Nehmen wir allein den griesgrämigen Walter, der mit aller Selbstverständlichkeit und Angriffslust im Pariser Straßencafé eine Apfelschorle bestellt. Nun ist dieses Getränk, wie die Welterfahreneren unter uns wissen, noch nicht recht in Frankreich angekommen, viel weniger seine deutsche Bezeichnung. Schorle klingt ja auch für uns wie Schwäbisch für Spätaussiedler. Wer die Waffen strecken will, erzählt irgendwas von Pomme pétillante (perlender Cidre ohne Alkohol), bestellt je ein Fläschchen Sprudel und Apfelsaft zum Selbermischen oder erklärt dem Kellner die mélange aus 50 % jus de pomme und 50 % eau gazeuse. Kann ja nicht schaden, wenn man ein paar deutsche Grundfesten ins Ausland trägt. Kulturtransfer will Walter indessen nicht gelingen, er wird zum Poltergeist, nur zu bremsen durch Christian Ritters beherztes und amüsantes Eingreifen.

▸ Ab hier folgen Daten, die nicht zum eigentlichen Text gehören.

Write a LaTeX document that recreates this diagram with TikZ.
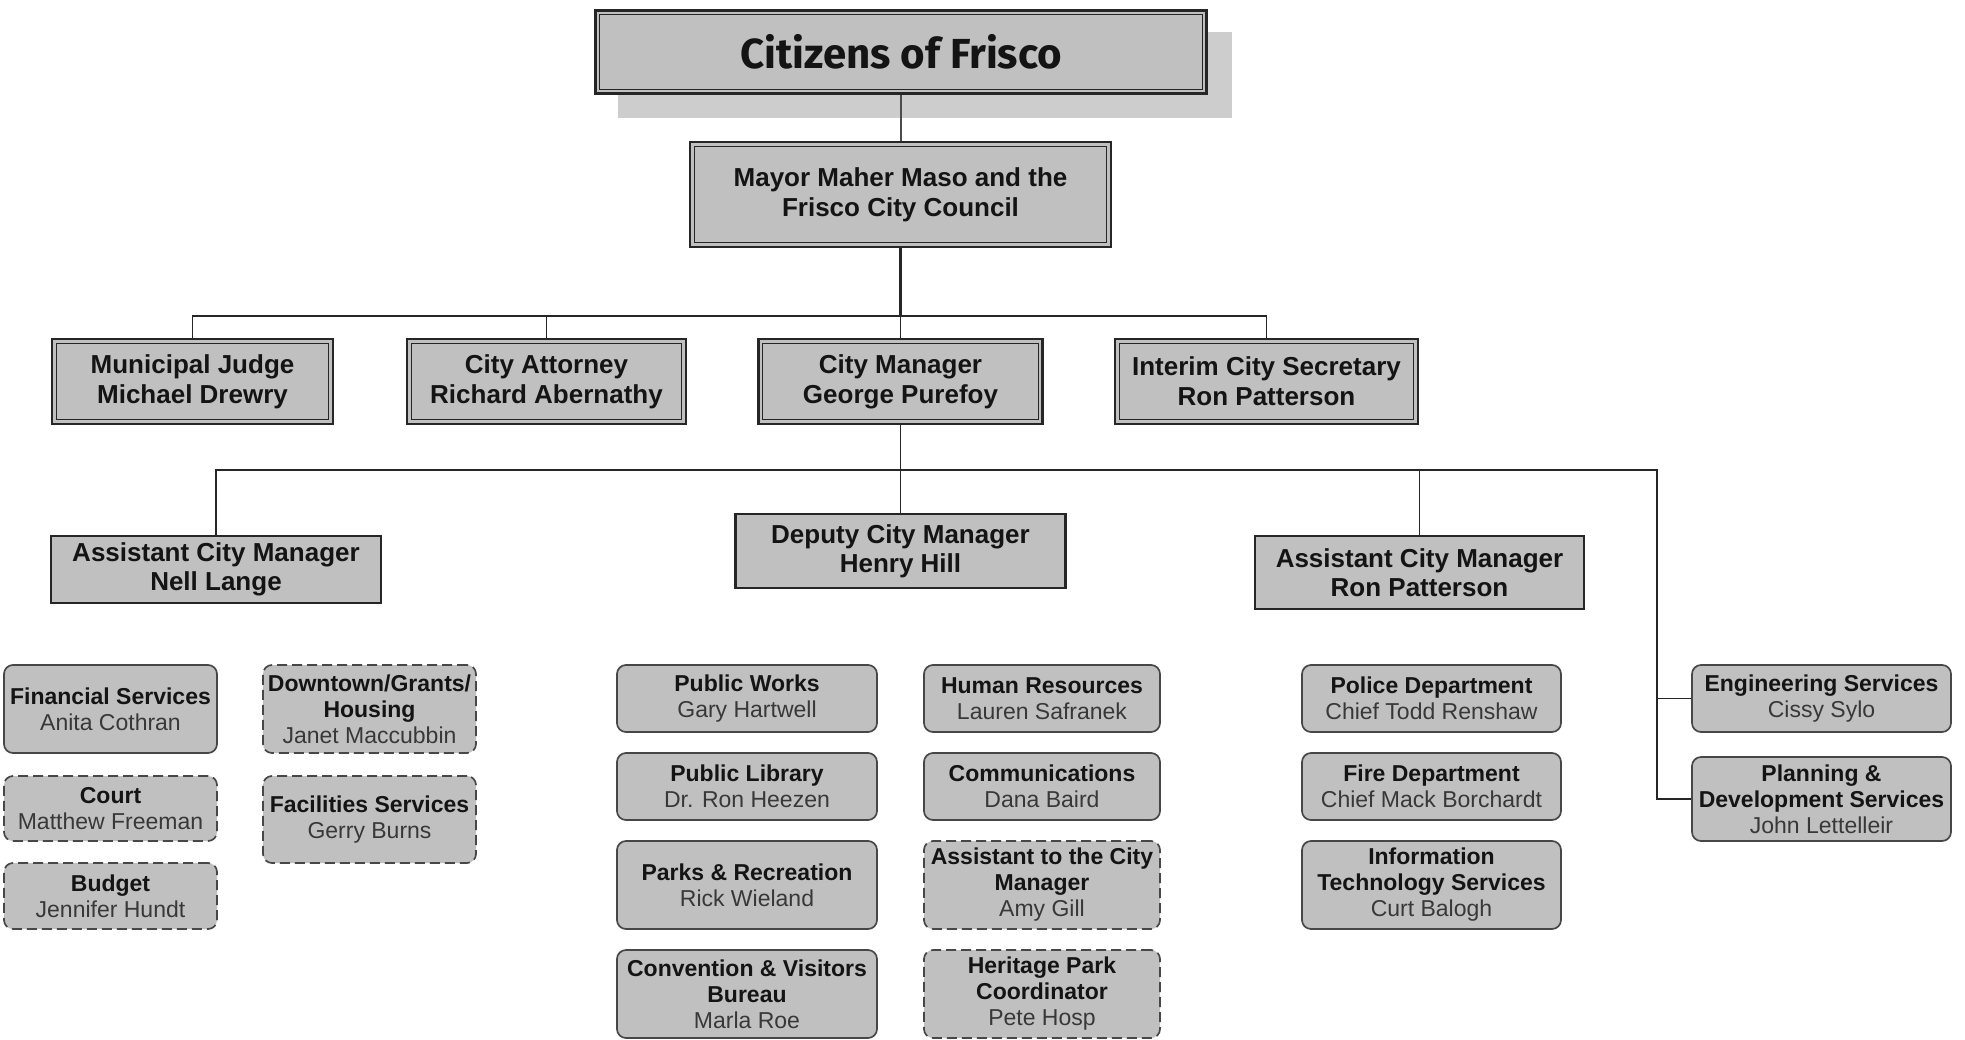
\documentclass[tikz,border=0pt]{standalone}
\usepackage{fontspec}
\setmainfont{Liberation Sans}
\newfontfamily\titlefont{Fira Sans}
\usetikzlibrary{backgrounds}
\definecolor{boxfill}{HTML}{C0C0C0}
\definecolor{shadowgray}{HTML}{CDCDCD}
\definecolor{namegray}{HTML}{383838}
\definecolor{edge}{HTML}{262626}
\newcommand\unit[2]{\textbf{#1}\\\textcolor{namegray}{#2}}
\tikzset{
  base/.style={fill=boxfill, inner sep=0pt, align=center, anchor=center, text=black!92},
  dblbox/.style={base, draw=edge, line width=2.6pt,
    path picture={\draw[edge, line width=1.3pt]
      ([shift={(4.2pt,4.2pt)}]path picture bounding box.south west) rectangle
      ([shift={(-4.2pt,-4.2pt)}]path picture bounding box.north east);},
    font=\fontsize{26}{30}\selectfont\bfseries},
  mgrbox/.style={base, draw=edge, line width=2.4pt, font=\fontsize{26}{29}\selectfont\bfseries},
  unitbox/.style={base, draw=black!72, line width=1.7pt, rounded corners=9pt,
    font=\fontsize{23}{26}\selectfont},
  dashbox/.style={unitbox, dash pattern=on 10pt off 5pt},
  conn/.style={draw=edge, line width=1.7pt},
}
\begin{document}
\begin{tikzpicture}[x=1pt, y=-1pt]
\useasboundingbox (0,0) rectangle (1965,1039);

% top
\node[dblbox, minimum width=611pt, minimum height=83pt, font=\titlefont\fontsize{42}{46}\selectfont\bfseries] (title) at (901,52) {Citizens of Frisco};
\begin{scope}[on background layer]
  \fill[shadowgray] ([shift={(24pt,-23pt)}]title.south west) rectangle ([shift={(24pt,-23pt)}]title.north east);
\end{scope}
\node[dblbox, minimum width=421pt, minimum height=105pt] (mayor) at (900.5,194.5) {Mayor Maher Maso and the\\Frisco City Council};

% second row
\node[dblbox, minimum width=281pt, minimum height=85pt] (judge) at (192.5,381.5) {Municipal Judge\\Michael Drewry};
\node[dblbox, minimum width=279pt, minimum height=85pt] (attorney) at (546.5,381.5) {City Attorney\\Richard Abernathy};
\node[dblbox, minimum width=284pt, minimum height=85pt] (cm) at (900.5,381.5) {City Manager\\George Purefoy};
\node[dblbox, minimum width=303pt, minimum height=85pt] (secretary) at (1266.5,381.5) {Interim City Secretary\\Ron Patterson};

% third row
\node[mgrbox, minimum width=330pt, minimum height=67pt] (nell) at (216,569.5) {Assistant City Manager\\Nell Lange};
\node[mgrbox, minimum width=330pt, minimum height=74pt] (deputy) at (900.5,551) {Deputy City Manager\\Henry Hill};
\node[mgrbox, minimum width=329pt, minimum height=73pt] (ron) at (1419.5,572.5) {Assistant City Manager\\Ron Patterson};

% column A
\node[unitbox, minimum width=213pt, minimum height=88pt] (fin) at (110.5,709) {\unit{Financial Services}{Anita Cothran}};
\node[dashbox, minimum width=213pt, minimum height=65pt] (court) at (110.5,808.5) {\unit{Court}{Matthew Freeman}};
\node[dashbox, minimum width=213pt, minimum height=66pt] (budget) at (110.5,896) {\unit{Budget}{Jennifer Hundt}};
% column B
\node[dashbox, minimum width=213pt, minimum height=88pt] (downtown) at (369.5,709) {\textbf{Downtown/Grants/}\\\textbf{Housing}\\\textcolor{namegray}{Janet Maccubbin}};
\node[dashbox, minimum width=213pt, minimum height=87pt] (facilities) at (369.5,819.5) {\unit{Facilities Services}{Gerry Burns}};
% column C
\node[unitbox, minimum width=260pt, minimum height=67pt] (works) at (747,698.5) {\unit{Public Works}{Gary Hartwell}};
\node[unitbox, minimum width=260pt, minimum height=67pt] (library) at (747,786.5) {\unit{Public Library}{Dr. Ron Heezen}};
\node[unitbox, minimum width=260pt, minimum height=88pt] (parks) at (747,885) {\unit{Parks \& Recreation}{Rick Wieland}};
\node[unitbox, minimum width=260pt, minimum height=88pt] (cvb) at (747,994) {\textbf{Convention \& Visitors}\\\textbf{Bureau}\\\textcolor{namegray}{Marla Roe}};
% column D
\node[unitbox, minimum width=236pt, minimum height=67pt] (hr) at (1042,698.5) {\unit{Human Resources}{Lauren Safranek}};
\node[unitbox, minimum width=236pt, minimum height=67pt] (comm) at (1042,786.5) {\unit{Communications}{Dana Baird}};
\node[dashbox, minimum width=236pt, minimum height=88pt] (asst) at (1042,885) {\textbf{Assistant to the City}\\\textbf{Manager}\\\textcolor{namegray}{Amy Gill}};
\node[dashbox, minimum width=236pt, minimum height=88pt] (heritage) at (1042,994) {\textbf{Heritage Park}\\\textbf{Coordinator}\\\textcolor{namegray}{Pete Hosp}};
% column E
\node[unitbox, minimum width=259pt, minimum height=67pt] (police) at (1431.5,698.5) {\unit{Police Department}{Chief Todd Renshaw}};
\node[unitbox, minimum width=259pt, minimum height=67pt] (fire) at (1431.5,786.5) {\unit{Fire Department}{Chief Mack Borchardt}};
\node[unitbox, minimum width=259pt, minimum height=88pt] (it) at (1431.5,885) {\textbf{Information}\\\textbf{Technology Services}\\\textcolor{namegray}{Curt Balogh}};
% column F
\node[unitbox, minimum width=259pt, minimum height=67pt] (eng) at (1821.5,698.5) {\unit{Engineering Services}{Cissy Sylo}};
\node[unitbox, minimum width=259pt, minimum height=84pt] (planning) at (1821.5,799) {\textbf{Planning \&}\\\textbf{Development Services}\\\textcolor{namegray}{John Lettelleir}};

% connectors
\coordinate (b1) at (900.5,316);
\coordinate (b2) at (900.5,470);
\coordinate (r1) at (1657,470);
\draw[draw=black!70, line width=1.2pt] (title.south) -- (title.south |- mayor.north);
\draw[conn, line width=2.6pt] (mayor.south) -- (b1);
\draw[conn] (b1) -- (cm.north);
\draw[conn] (judge.north) |- (b1) -| (secretary.north);
\draw[conn] (attorney.north) -- (attorney.north |- b1);
\draw[conn] (cm.south) -- (deputy.north);
\draw[conn] (nell.north) |- (r1) |- (planning.west);
\draw[conn] (ron.north) -- (ron.north |- b2);
\draw[conn] (eng.west) -- (eng.west -| r1);
\end{tikzpicture}
\end{document}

Hoffentlich liest man das zu Hause
Das Schöne an den Szenen: Nichts wirkt überzeichnet, alles stoppt die paar Zentimeter vor der Demarkationslinie zwischen Absurdität und Klamauk. Man liest den Schmöker in einem weg, ohne zu stutzen, liest ihn auch ein zweites Mal und fragt sich, wie es sein mag, wenn Christian ihn vorliest. Denn Poetry Slam ist ja immer noch die Dichterlesung gegen die Zeit mit einer Prise Selbstinszenierung. Auf einen krisenfesteren Berufsstand übertragen: Nur Friseure können, was Friseure können.
Christian Ritter: „Hoffentlich regnet es zu Hause“. 152 Seiten, Berlin (Satyr Verlag) 2022
Fischpott hat ein Rezensionsexemplar vom Verlag erhalten.